La segmentation permet d’établir une politique tarifaire dédiée et la mieux ajustée à la demande, mais aussi avec un but de meilleure maîtrise de la rentabilité. Enfin, on adapte généralement son offre et ses prestations aux segments prioritaires et principaux de son mix-clientèle.
• COMPTAGE DES REFUS : il peut être utile de savoir combien l’hôtel refuse de clients lorsqu’il est complet, pour quels types de clients, à quels moments et combien de jours dans l’année. C’est même indispensable pour établir une politique tarifaire fine quand les périodes de refus sont réguliers et prévisibles. Mais, cela l’est également lorsqu’on se pose la question de réaliser une extension de l’hôtel, l’ajout de salle(s) de séminaires, un agrandissement du spa et/ou du restaurant.
• TAUX D’ANNULATIONS : les réservations pleuvent, mais il arrive que les annulations et les no-shows (non présentation du client sans avoir annulé) aussi. Il peut être important de savoir quels pourcentages d’annulations arrivent et par quels canaux majoritaires de distribution (réservations en direct, OTAs, centrale de chaîne, etc.), histoire de modifier les priorités. Il faut également essayer de comprendre pourquoi un taux inhabituel ou anormal d’annulations se présente.

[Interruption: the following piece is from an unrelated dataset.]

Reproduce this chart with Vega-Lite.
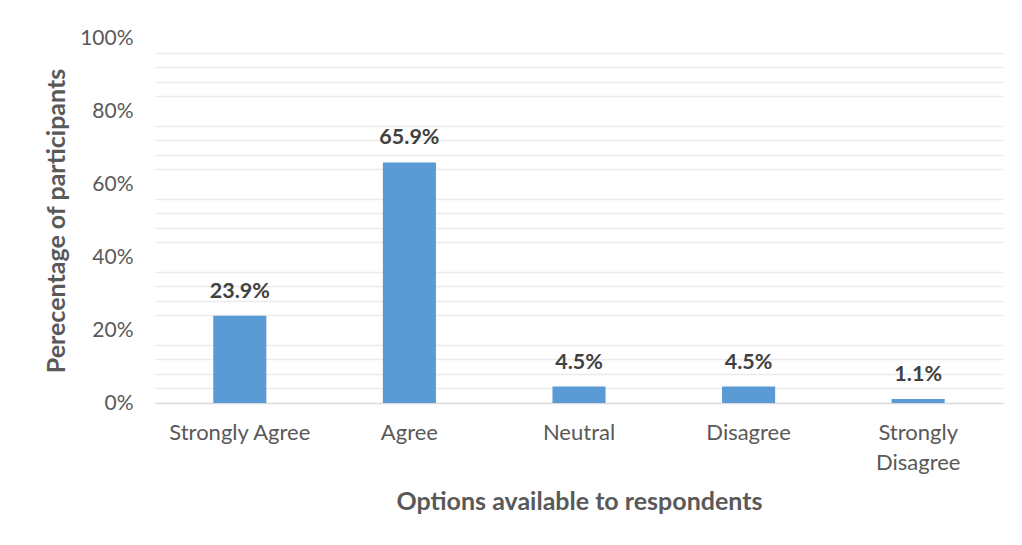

Tout cela permet de favoriser certains canaux de distribution par rapport à d’autres et de mieux déterminer les conditions générales de ventes, mais aussi la politique de surbooking.
• TAUX DE DEVIS ACCEPTÉS / CONCRÉTISÉS (événementiel, banquets, séminaires) : il est hélas fréquent que des prestataires soient sollicités pour établir des devis pour des banquets ou des séminaires, ou tout autre événement, et que les clients ne donnent pas suite pour diverses raisons. Non seulement, il faut compter le nombre de « déchets » (devis sans suite), mais également chercher à savoir pourquoi les clients n’ont pas donné de suite favorable (choix d’un concurrent, budget trop élevé, client non rassuré par l’offre, etc.), afin de mieux se corriger.